Neural Diffusion Models
Grigory Bartosh, Dmitry Vetrov, Christian A. Naesseth
TL;DR
This work addresses the rigidity of fixed forward processes in diffusion models by introducing Neural Diffusion Models (NDMs), which learn time-dependent nonlinear data transformations $F_\varphi(\mathbf{x}, t)$ to adapt the forward path. It provides a simulation-free variational objective and a continuous-time SDE/ODE formulation for the reverse process, enabling fast inference with standard solvers. Empirically, NDMs improve log-likelihood on CIFAR-10, downsampled ImageNet, and CelebA-HQ, while maintaining high-quality samples, and can learn simple dynamics such as dynamic optimal transport. The framework unifies and extends existing diffusion models, offering a density-estimation-friendly, flexible generative paradigm with broad applicability to compression, semi-supervised learning, and purification.
Abstract
Diffusion models have shown remarkable performance on many generative tasks. Despite recent success, most diffusion models are restricted in that they only allow linear transformation of the data distribution.

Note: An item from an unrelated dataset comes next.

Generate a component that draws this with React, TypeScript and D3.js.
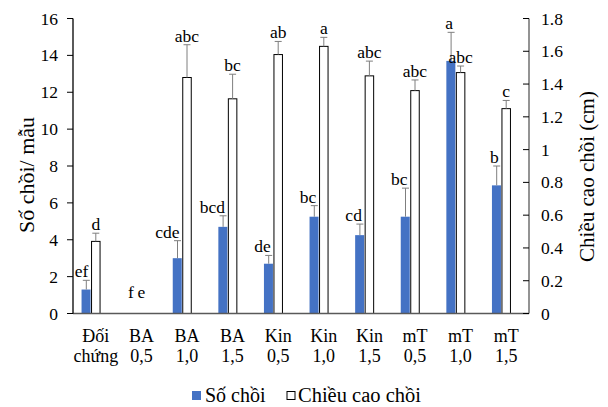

In contrast, broader family of transformations can potentially help train generative distributions more efficiently, simplifying the reverse process and closing the gap between the true negative log-likelihood and the variational approximation. In this paper, we present Neural Diffusion Models (NDMs), a generalization of conventional diffusion models that enables defining and learning time-dependent non-linear transformations of data. We show how to optimise NDMs using a variational bound in a simulation-free setting. Moreover, we derive a time-continuous formulation of NDMs, which allows fast and reliable inference using off-the-shelf numerical ODE and SDE solvers. Finally, we demonstrate the utility of NDMs with learnable transformations through experiments on standard image generation benchmarks, including CIFAR-10, downsampled versions of ImageNet and CelebA-HQ. NDMs outperform conventional diffusion models in terms of likelihood and produce high-quality samples.